Welcome to 2009, when that logic no longer applies.
After a steep stock market dive, the value of the investments controlled by the funds has crashed, losing a combined $63.6 billion. The threat today is whether the funds will be able to pay their obligations going forward.
Hard decisions about benefits and required contributions that were put off before have to be faced now. The stock market crisis is forcing changes that should be obvious to everybody.
By any measure, public or private, Ohio’s pension programs for teachers, school support staff, police and firefighters, government workers and state troopers are tremendously generous.
Workers commonly retire in their 50s (or, for firefighters, as early as age 48) with the pension fund often doling out two-thirds of their salary for life (or, for teachers with 35 years, 88 percent of their final average pay).
In many cases, these retirees served the public in difficult or physically demanding jobs.

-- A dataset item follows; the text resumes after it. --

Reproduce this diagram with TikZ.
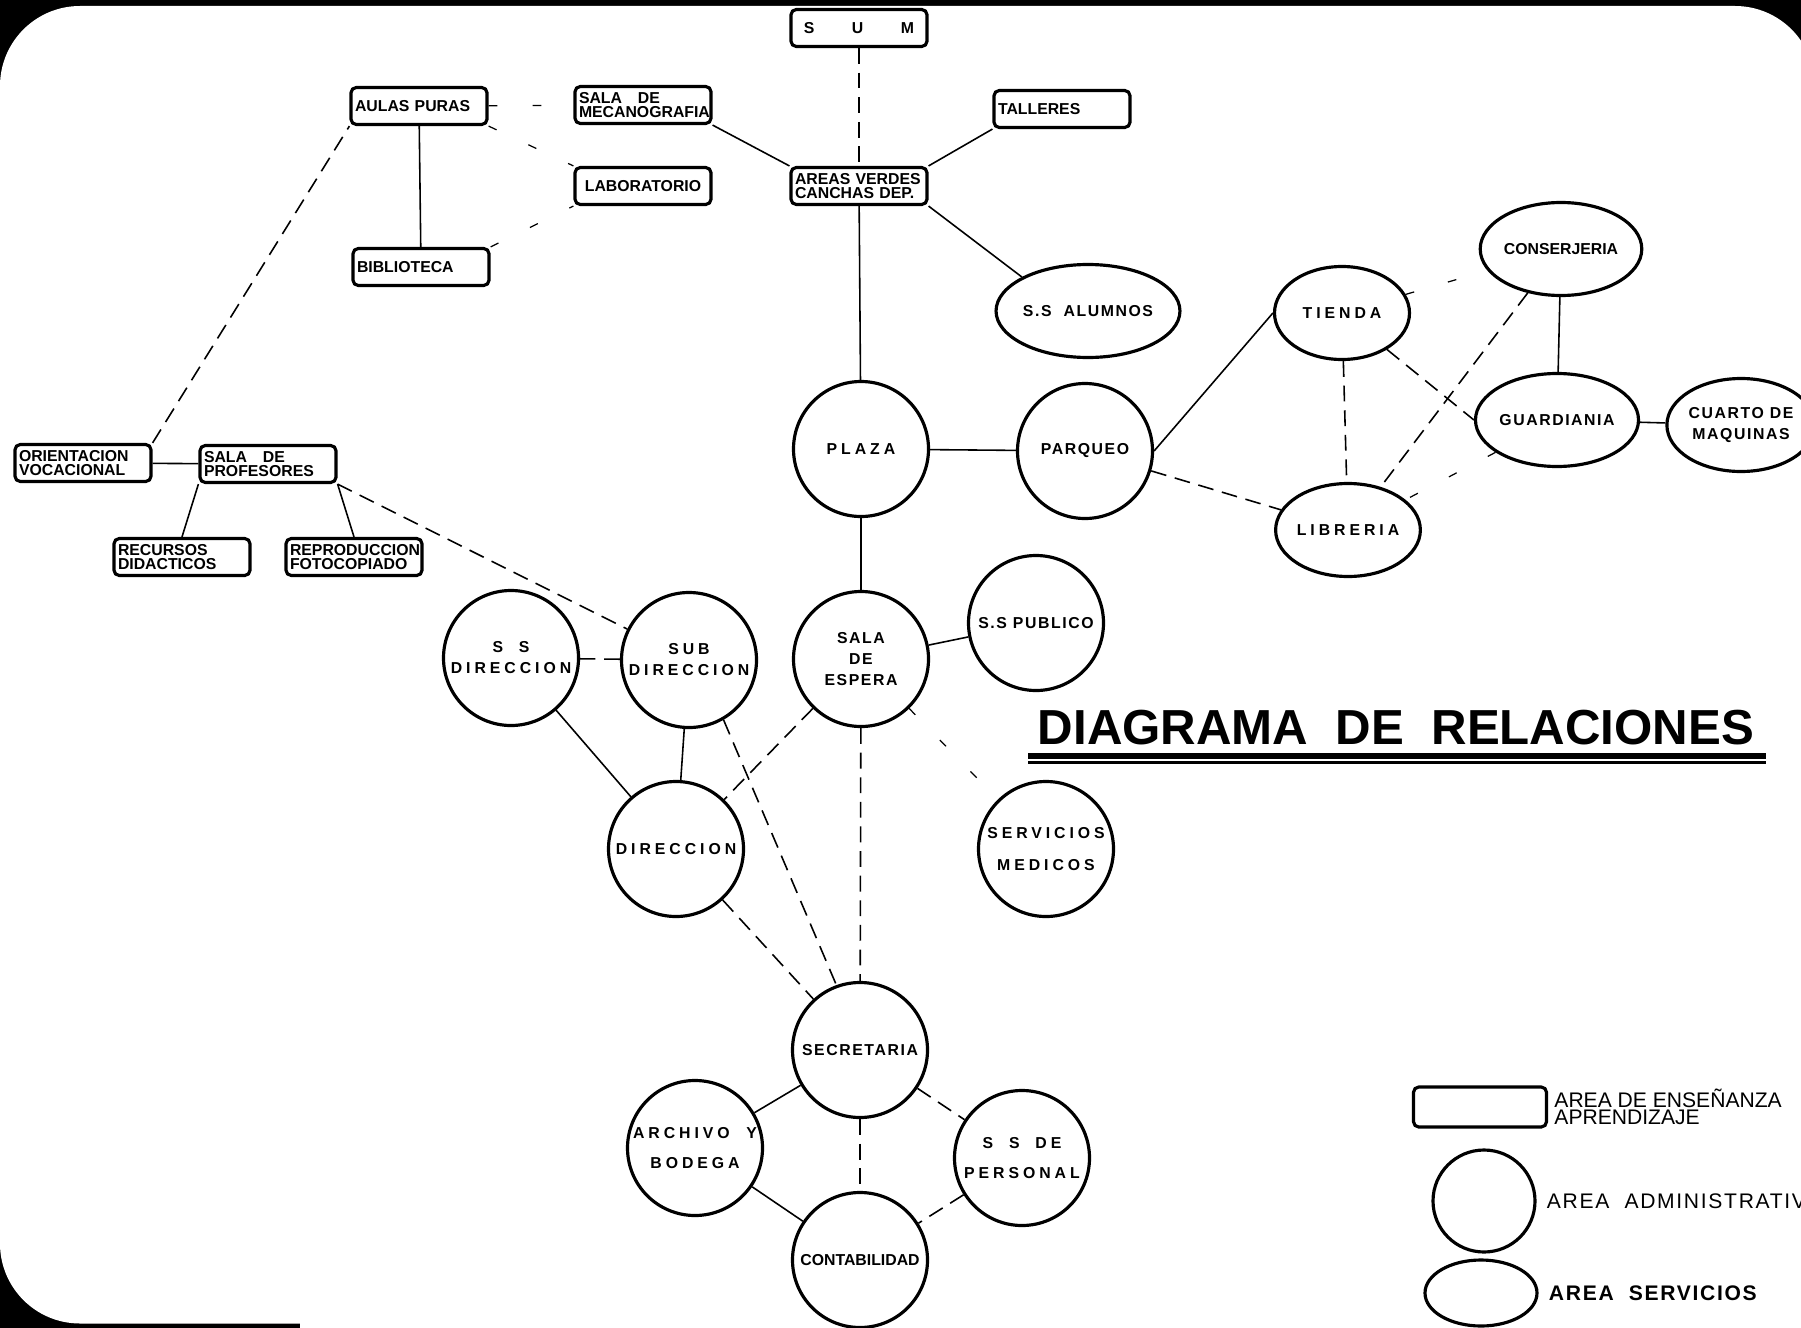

A firefighter certainly leaves the job having experienced more wear and tear than an office worker. In other cases — teachers, for instance — the generous retirement is seen as a part of the bargain that promises quality people secure retirements in exchange for enduring challenges and stress that many people won’t put up with.

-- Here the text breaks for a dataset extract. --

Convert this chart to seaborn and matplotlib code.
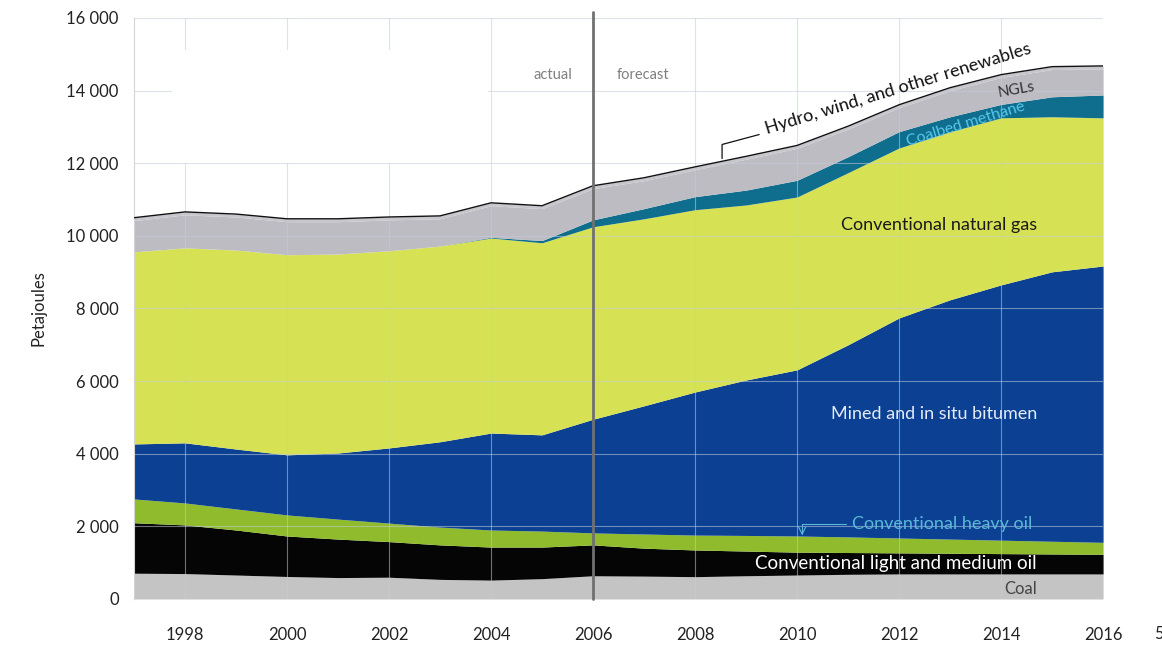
import matplotlib
matplotlib.use('Agg')
import numpy as np
import matplotlib.pyplot as plt
import seaborn as sns
from matplotlib.patches import Rectangle

# Energy production by source, petajoules
years = list(range(1997, 2017))
coal = [710, 700, 660, 620, 590, 600, 540, 520, 560, 640, 630, 615, 640, 660, 680, 690, 690, 690, 690, 690]
light_medium_oil = [1390, 1340, 1240, 1115, 1060, 980, 950, 910, 870, 850, 770, 735, 680, 630, 600, 580, 570, 560, 550, 540]
heavy_oil = [655, 605, 580, 580, 550, 510, 490, 470, 440, 330, 390, 410, 430, 445, 430, 410, 390, 370, 350, 330]
bitumen = [1515, 1655, 1650, 1655, 1820, 2070, 2350, 2670, 2650, 3130, 3530, 3940, 4280, 4575, 5290, 6060, 6590, 7030, 7420, 7610]
natural_gas = [5290, 5370, 5480, 5510, 5480, 5430, 5390, 5370, 5290, 5300, 5150, 5020, 4820, 4760, 4740, 4680, 4630, 4600, 4270, 4080]
coalbed_methane = [0, 0, 0, 0, 0, 0, 0, 20, 60, 190, 280, 360, 410, 460, 440, 450, 410, 370, 550, 630]
ngls = [860, 910, 910, 910, 890, 850, 750, 870, 880, 860, 770, 740, 850, 880, 760, 660, 720, 740, 750, 720]
renewables = [80, 80, 80, 80, 80, 80, 80, 80, 80, 80, 80, 80, 80, 80, 80, 80, 80, 80, 80, 80]

layers = [coal, light_medium_oil, heavy_oil, bitumen, natural_gas, coalbed_methane, ngls, renewables]
colors = ['#c4c4c4', '#050505', '#8fbb2c', '#0b4093', '#d6e253', '#0f6e8e', '#bcbcc2', '#c6c6cc']
y_ticks = [0, 2000, 4000, 6000, 8000, 10000, 12000, 14000, 16000]
x_ticks = [1998, 2000, 2002, 2004, 2006, 2008, 2010, 2012, 2014, 2016]

sns.set_theme(style='white')
plt.rcParams['font.family'] = ['Lato', 'DejaVu Sans']

fig = plt.figure(figsize=(11.62, 6.47), dpi=100)
ax = fig.add_axes([0.1153, 0.0742, 0.834, 0.898])

ax.stackplot(years, *layers, colors=colors, linewidth=0)
cum = np.cumsum(np.array(layers), axis=0)
total = cum[-1]
sns.lineplot(x=years, y=total, color='#111111', linewidth=1.0, ax=ax, zorder=3)

ax.set_xlim(1997, 2016)
ax.set_ylim(0, 16000)
ax.set_xticks(x_ticks)
ax.set_yticks(y_ticks)
ax.set_yticklabels([f'{v:,}'.replace(',', ' ') for v in y_ticks])
ax.tick_params(axis='x', length=0, pad=20, labelsize=12, labelcolor='#222222')
ax.tick_params(axis='y', length=0, pad=11, labelsize=12, labelcolor='#222222')
ax.set_ylabel('Petajoules', fontsize=12, color='#222222', labelpad=14)

ax.set_axisbelow(False)
ax.grid(True, color='#c4ccdc', alpha=0.55, linewidth=0.8)
for side in ['top', 'right', 'bottom']:
    ax.spines[side].set_visible(False)
ax.spines['left'].set_color('#d4d4d4')
ax.spines['left'].set_linewidth(0.8)

# blank legend box
ax.add_patch(Rectangle((1997.75, 12010), 6.2, 3110, facecolor='white', edgecolor='none', zorder=3))

# actual / forecast divider
ax.axvline(2006, ymin=0, ymax=1.01, color='#707070', linewidth=2, zorder=4, clip_on=False)
ax.text(2005.6, 14430, 'actual', ha='right', va='center', fontsize=10.5, color='#808080')
ax.text(2006.47, 14430, 'forecast', ha='left', va='center', fontsize=10.5, color='#808080')

# series labels, right edges lined up
right = 2014.7
ax.text(2009.42, 12800, 'Hydro, wind, and other renewables', rotation=17, rotation_mode='anchor',
        ha='left', va='baseline', fontsize=13, color='#111111', zorder=5)
bx = 2008.53
ax.annotate('', xy=(bx, np.interp(bx, years, total)), xytext=(2009.31, 12810),
            arrowprops=dict(arrowstyle='-', color='#111111', lw=0.9,
                            connectionstyle='angle,angleA=15,angleB=90,rad=0'), zorder=5)
ax.text(2014.3, 14030, 'NGLs', rotation=10, ha='center', va='center', fontsize=11, color='#333333', zorder=5)
ax.text(2013.3, 13080, 'Coalbed methane', rotation=17, ha='center', va='center', fontsize=11.5,
        color='#56c6ea', zorder=5)
ax.text(right, 10300, 'Conventional natural gas', ha='right', va='center', fontsize=13, color='#1a1a1a', zorder=5)
ax.text(right, 5100, 'Mined and in situ bitumen', ha='right', va='center', fontsize=13, color='#e4ebf7', zorder=5)
ax.annotate('Conventional heavy oil', xy=(2010.1, np.interp(2010.1, years, cum[2]) + 20),
            xytext=(2011.08, 2070), ha='left', va='center', fontsize=13, color='#5ab8d6',
            arrowprops=dict(arrowstyle='->', color='#5ab8d6', lw=0.8, shrinkA=2, shrinkB=0,
                            connectionstyle='angle,angleA=0,angleB=90,rad=0'), zorder=5)
ax.text(right, 990, 'Conventional light and medium oil', ha='right', va='center', fontsize=13.5,
        color='white', zorder=5)
ax.text(right, 270, 'Coal', ha='right', va='center', fontsize=12, color='#444444', zorder=5)

fig.text(0.9935, 0.008, '5', fontsize=12, color='#222222', ha='left', va='bottom')

plt.savefig('out.png', dpi=100)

People in these jobs don’t want to have their benefits reduced. Yet, without change, the entire system is at risk.
Among the ideas the funds are considering:
Raising retirement ages. Even relatively small alterations, like raising the minimum age for firefighters by four years to 52, could make a big difference. Some funds — the teachers’ plan — don’t even have a minimum age.
Raising contribution rates. Employers (using tax dollars) already pay high percentages toward retirement — between 14 and 26.5 percent of each worker’s pay. With state and local governments hurting, they can’t be asked to pay more. But in some plans, it would be reasonable to ask employees to kick in more.
Reducing benefits. Moves like calculating employees’ final pay as an average of the last five years worked instead of the last three years, could really cut costs and wouldn’t profoundly hurt workers. Some plans also are considering recommending a lower cost-of-living raise each year — perhaps 2 percent instead of 3 percent.
Revising health care plans. None of the plans has to offer health insurance to their members, but they traditionally have provided it. Some already have made cuts in these benefits. More may be on the way, especially if national health care changes aren’t adopted.
By phasing in any new rules, workers who are close to retirement should be able to plan and prepare accordingly.
But even if the pension boards propose these sorts of changes, legislators will have to enact them. They haven’t exactly flocked to the front of the line to make these fixes.
For the past two years, the police and fire pension fund, for instance, proposed good changes, but could not find a lawmaker to sponsor them. Elected officials don’t like to anger police officers, firefighters and teachers.
The moment calls for political courage. The opportunity is here not just for tweaks and polishing, but for overhauling the pension plans in ways that would secure retirement for people who perform some of our most important public services.
Fix it now and they won’t have to wonder if the money really will be there when they retire.